As mulheres fazem sessões curtas e fragmentadas, encaixadas entre tarefas domésticas. Isso causa exaustão, ansiedade e isolamento.
O caso de Juliana
Desempregada há seis meses, Juliana encontrou no Telegram a promessa de ganhar de R$ 5 a R$ 10 por curtida em produtos do Magazine Luiza.
Das 9h às 21h, ela cumpre tarefas silenciosas. Sua renda com microtarefas ajuda a pagar contas básicas. “Espero que tenha o meu salário”, diz.

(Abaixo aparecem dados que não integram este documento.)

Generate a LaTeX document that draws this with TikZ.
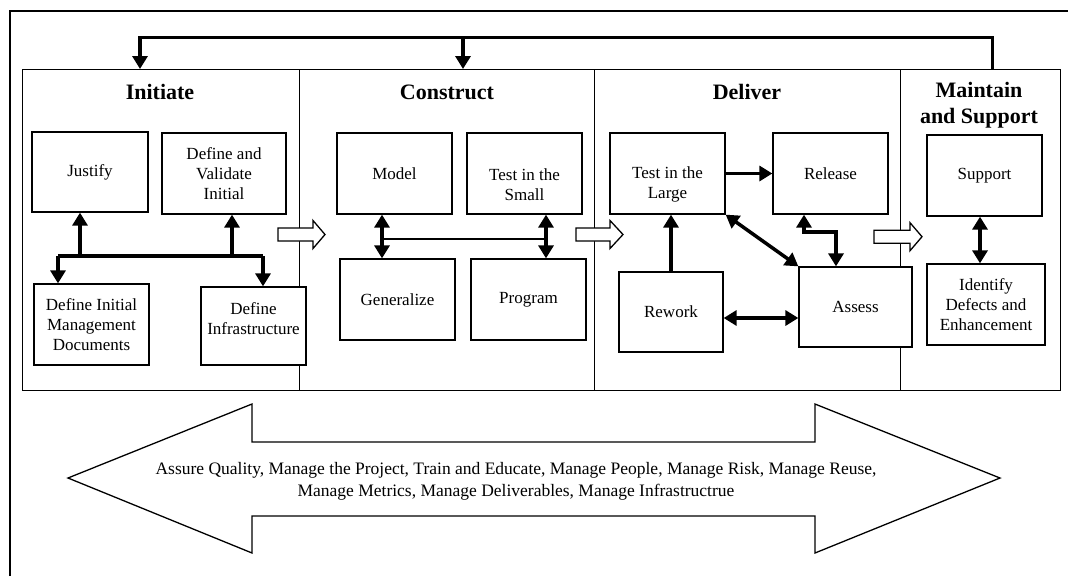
\documentclass[tikz,border=0pt]{standalone}
\usepackage{fontspec}
\setmainfont{Liberation Serif}
\usetikzlibrary{arrows.meta,calc}
\begin{document}
\begin{tikzpicture}[x=1pt,y=-1pt,
  >={Triangle[width=15pt,length=13pt]},
  frame/.style={line width=1.3pt},
  phase/.style={draw,line width=1.3pt,minimum height=321pt,inner sep=0pt,anchor=north west},
  heading/.style={font=\fontsize{22}{26}\selectfont\bfseries,align=center,inner sep=0pt},
  task/.style={draw,fill=white,line width=1.3pt,align=center,inner sep=0pt,
    font=\fontsize{17}{20}\selectfont,minimum width=115pt,minimum height=81pt},
  link/.style={line width=3.5pt},
  hollow/.style={draw,fill=white,line width=1.3pt,line join=miter},
]
\useasboundingbox (0,0) rectangle (1068,576);

% outer frame (open at right and bottom)
\draw[frame] (10,576) -- (10,11) -- (1068,11);

% phase columns
\node[phase,minimum width=277.3pt] (pInit) at (21.7,69) {};
\node[phase,minimum width=295pt]   (pCons) at (299,69) {};
\node[phase,minimum width=306pt]   (pDel)  at (594,69) {};
\node[phase,minimum width=160pt]   (pMain) at (900,69) {};

\node[heading] (hInit) at (160,92) {Initiate};
\node[heading] (hCons) at (447,92) {Construct};
\node[heading] (hDel)  at (747,92) {Deliver};
\node[heading] (hMain) at (979,105) {Maintain\\and Support};

% feedback loop along the top
\coordinate (fbR) at ($(pMain.north)+(12,0)$);
\coordinate (fbTopR) at (fbR |- 0,37.7);
\coordinate (fbTopL) at (140,37.7);
\coordinate (fbTopM) at (463,37.7);
\draw[link,->,line join=miter] (fbR) -- (fbTopR) -- (fbTopL) -- (fbTopL |- pInit.north);
\draw[link,->] (fbTopM) -- (fbTopM |- pCons.north);

% hollow arrows between phases
\newcommand{\hollowarrow}[4]{%
  \draw[hollow] (#1,#4-6.5) -- (#2,#4-6.5) -- (#2,#4-14) -- (#3,#4) --
    (#2,#4+14) -- (#2,#4+6.5) -- (#1,#4+6.5) -- cycle;}
\hollowarrow{278}{313}{325}{234.5}
\hollowarrow{576}{610}{623}{234.5}
\hollowarrow{874}{910}{922}{236.7}

% Initiate
\node[task,minimum width=116pt,minimum height=80pt] (justify) at (90,172) {Justify};
\node[task,minimum width=124pt] (dvi) at (224,173.5) {Define and\\Validate\\Initial};
\node[task] (dimd) at (91.5,324.5) {Define Initial\\Management\\Documents};
\node[task,minimum width=105pt,minimum height=78pt] (dinf) at (253.5,326)
  {Define\\Infrastructure\rule[-14pt]{0pt}{14pt}};

\coordinate (jL) at (58,256);
\coordinate (jR) at (263,256);
\coordinate (jJ) at (80,256);
\coordinate (jD) at (232,256);
\draw[link] (jL) -- (jR);
\draw[link,->] (jL) -- (jL |- dimd.north);
\draw[link,->] (jR) -- (jR |- dinf.north);
\draw[link,->] (jJ) -- (jJ |- justify.south);
\draw[link,->] (jD) -- (jD |- dvi.south);

% Construct
\node[task] (model) at (394.5,173.5) {Model};
\node[task] (tsmall) at (524.5,173.5) {\strut\\Test in the\\Small};
\node[task] (gen) at (397.5,299.5) {Generalize};
\node[task] (prog) at (528.5,299.5) {Program};

\coordinate (cA) at (382,239);
\coordinate (cB) at (546,239);
\draw[frame] (cA) -- (cB);
\draw[link,<->] (cA |- model.south) -- (cA |- gen.north);
\draw[link,<->] (cB |- tsmall.south) -- (cB |- prog.north);

% Deliver
\node[task] (tlarge) at (667.5,173.5) {\strut\\Test in the\\Large};
\node[task] (release) at (830.5,173.5) {Release};
\node[task,minimum width=104pt,minimum height=80pt] (rework) at (671,312) {Rework};
\node[task,minimum width=113pt,minimum height=80pt] (assess) at (855.5,307) {Assess};

\draw[link,->] (tlarge.east) -- (release.west);
\draw[link,->] (rework.north) -- (rework.north |- tlarge.south);
\draw[link,<->] (tlarge.south east) -- (assess.north west);
\coordinate (rA) at (804,232);
\coordinate (rB) at (836,232);
\draw[link,<->,line join=miter] (rA |- release.south) -- (rA) -- (rB) -- (rB |- assess.north);
\coordinate (rwY) at (0,318);
\draw[link,<->] (rework.east |- rwY) -- (assess.west |- rwY);

% Maintain and Support
\node[task] (support) at (984.5,175.5) {Support};
\node[task,minimum width=118pt] (ide) at (986,304.5) {Identify\\Defects and\\Enhancement};
\coordinate (sX) at (980,0);
\draw[link,<->] (sX |- support.south) -- (sX |- ide.north);

% ongoing activities spanning all phases
\draw[frame,fill=white,line join=miter] (68,478) -- (252,404) -- (252,442) -- (815,442) -- (815,404)
  -- (1000,478) -- (815,553) -- (815,516) -- (252,516) -- (252,553) -- cycle;
\node[align=center,inner sep=0pt,font=\fontsize{17.5}{22}\selectfont] (ongoing) at (516,481)
  {Assure Quality, Manage the Project, Train and Educate, Manage People, Manage Risk, Manage Reuse,\\
   Manage Metrics, Manage Deliverables, Manage Infrastructrue};
\end{tikzpicture}
\end{document}
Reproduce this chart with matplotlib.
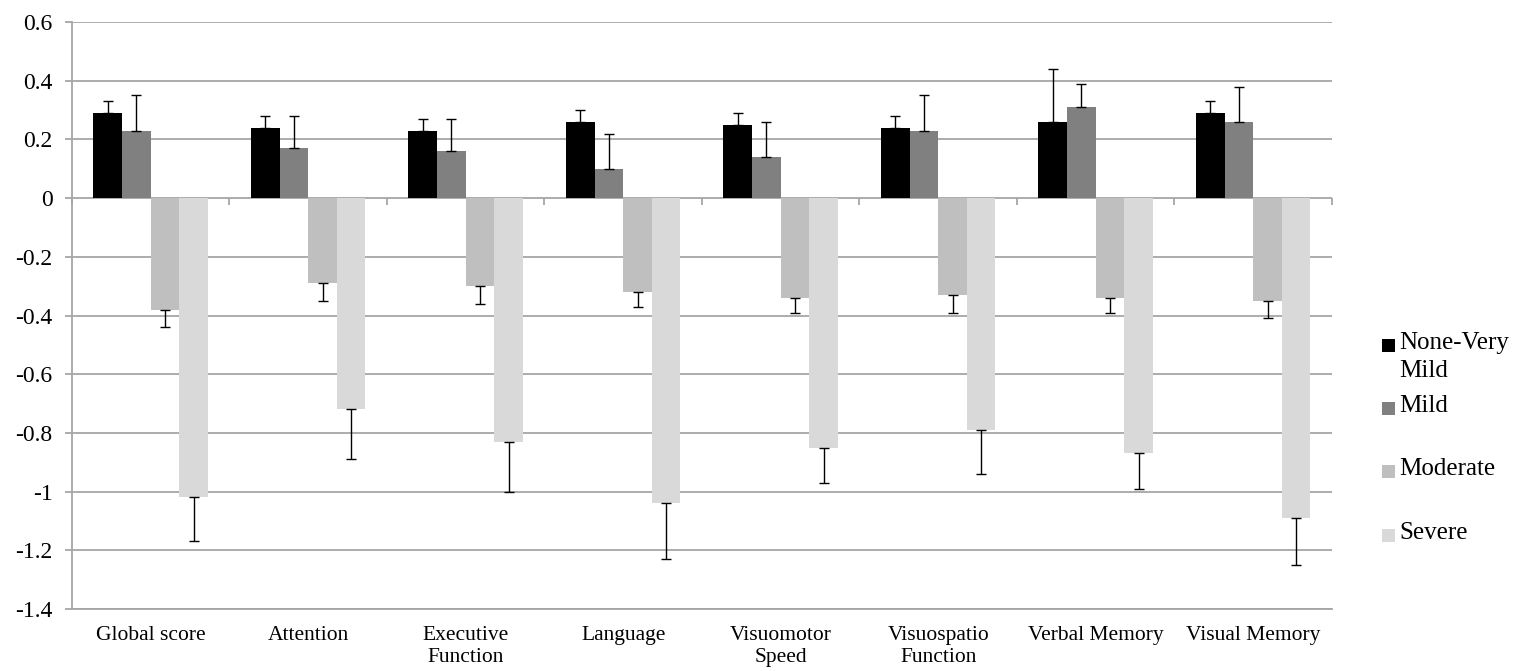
import matplotlib
matplotlib.use('Agg')
import matplotlib.pyplot as plt
from matplotlib.patches import Rectangle
import numpy as np

#-------------------------------------------------------------------------
# Data
#-------------------------------------------------------------------------

categories = ['Global score', 'Attention', 'Executive\nFunction', 'Language',
              'Visuomotor\nSpeed', 'Visuospatio\nFunction', 'Verbal Memory',
              'Visual Memory']

series_names = ['None-Very\nMild', 'Mild', 'Moderate', 'Severe']

none_very_mild = [0.29, 0.24, 0.23, 0.26, 0.25, 0.24, 0.26, 0.29]
mild           = [0.23, 0.17, 0.16, 0.10, 0.14, 0.23, 0.31, 0.26]
moderate       = [-0.38, -0.29, -0.30, -0.32, -0.34, -0.33, -0.34, -0.35]
severe         = [-1.02, -0.72, -0.83, -1.04, -0.85, -0.79, -0.87, -1.09]

# error bar lengths (one sided, away from zero)
err_none_very_mild = [0.04, 0.04, 0.04, 0.04, 0.04, 0.04, 0.18, 0.04]
err_mild           = [0.12, 0.11, 0.11, 0.12, 0.12, 0.12, 0.08, 0.12]
err_moderate       = [0.06, 0.06, 0.06, 0.05, 0.05, 0.06, 0.05, 0.06]
err_severe         = [0.15, 0.17, 0.17, 0.19, 0.12, 0.15, 0.12, 0.16]

colors = ['#000000', '#808080', '#bfbfbf', '#d9d9d9']

#-------------------------------------------------------------------------
# Configure matplotlib
#-------------------------------------------------------------------------

plt.rcParams['font.family'] = ['Liberation Serif', 'DejaVu Serif']
plt.rcParams['font.size']   = 15.5

fig = plt.figure(figsize=(15.37, 6.71), dpi=100)
ax = fig.add_axes([0.0468, 0.0924, 0.8198, 0.8748])

grid_col = '#a6a6a6'
values = [none_very_mild, mild, moderate, severe]
errors = [err_none_very_mild, err_mild, err_moderate, err_severe]

x = np.arange(len(categories))
width = 1.0 / 5.5

for i in range(4):
    v = np.array(values[i])
    e = np.array(errors[i])
    pos = x + (i - 1.5) * width
    ax.bar(pos, v, width, color=colors[i], zorder=3)
    lower = np.where(v < 0, e, 0)
    upper = np.where(v >= 0, e, 0)
    ax.errorbar(pos, v, yerr=[lower, upper], fmt='none', ecolor='black',
                elinewidth=1, capsize=3.5, capthick=1, zorder=4)

ax.set_xlim(-0.5, len(categories) - 0.5)
ax.set_ylim(-1.4, 0.6)
ax.set_yticks(np.arange(-1.4, 0.61, 0.2))
ax.set_yticklabels(['-1.4', '-1.2', '-1', '-0.8', '-0.6', '-0.4', '-0.2',
                    '0', '0.2', '0.4', '0.6'], fontsize=17)
ax.yaxis.grid(True, color=grid_col, linewidth=1.3, zorder=0)
ax.set_axisbelow(True)

ax.set_xticks(x)
ax.set_xticklabels(categories, linespacing=1.25)
ax.tick_params(axis='x', length=0, pad=12)
ax.tick_params(axis='y', length=5, color=grid_col, width=1.3, pad=9)

ax.spines['top'].set_visible(False)
ax.spines['right'].set_visible(False)
ax.spines['left'].set_color(grid_col)
ax.spines['left'].set_linewidth(1.3)
ax.spines['bottom'].set_color(grid_col)
ax.spines['bottom'].set_linewidth(1.3)

# category tick marks on the zero line
sec = ax.secondary_xaxis(0.7)
sec.set_xticks(np.arange(len(categories) + 1) - 0.5)
sec.tick_params(axis='x', direction='out', length=5, color=grid_col,
                width=1.3, labelbottom=False, labeltop=False,
                bottom=True, top=False)
sec.spines['bottom'].set_color(grid_col)
sec.spines['bottom'].set_linewidth(1.3)
sec.spines['top'].set_visible(False)

#-------------------------------------------------------------------------
# Legend (drawn in figure pixels, like the Excel layout)
#-------------------------------------------------------------------------

W, H = 1537.0, 671.0
legend_y = [345, 408, 471, 535]
for name, col, yy in zip(series_names, colors, legend_y):
    fig.add_artist(Rectangle((1382 / W, 1 - (yy + 6.5) / H), 13 / W, 13 / H,
                             facecolor=col, edgecolor='none',
                             transform=fig.transFigure))
    fig.text(1399 / W, 1 - (yy - 13) / H, name, fontsize=18, va='top',
             ha='left', linespacing=1.35)

fig.savefig('out.png', dpi=100)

O Magazine Luiza nega envolvimento com qualquer atividade via Telegram ou WhatsApp e alerta para golpes com uso indevido do nome da empresa.
Sem formação profissional
Flávia e Juliana não desenvolvem novas habilidades com essas tarefas. Além disso, mulheres são pouco representadas em cargos estratégicos ou de prestígio nas big techs, segundo Luiza Corrêa Dutra, da PUC-RS.
“O ambiente digital pode reforçar desigualdades e papéis históricos.”
Sem leis trabalhistas
O microtrabalho ainda não é regulamentado no Brasil. A Europa deve liderar esse processo, segundo Braz.
O projeto Fairwork avalia plataformas quanto à justiça em pagamentos e condições de trabalho, mas mudanças ainda são pontuais.
Em 2025, o Ministério Público do Trabalho criou o grupo Crowdworking para estudar o tema.
Segundo Renan Kalil, do Insper, muitas plataformas nem têm representação jurídica no Brasil, o que dificulta ações legais.
Em 2022, a empresa Ixia foi condenada a reconhecer vínculo empregatício e pagar R$ 1,3 milhão por danos morais coletivos. Ela exigia que os trabalhadores se registrassem como MEI para tarefas ligadas à Sky.
“Por trás da inteligência artificial, há seres humanos invisíveis”, diz Dutra.
Apesar da promessa de liberdade, o microtrabalho digital perpetua precariedade, invisibilidade e desigualdade.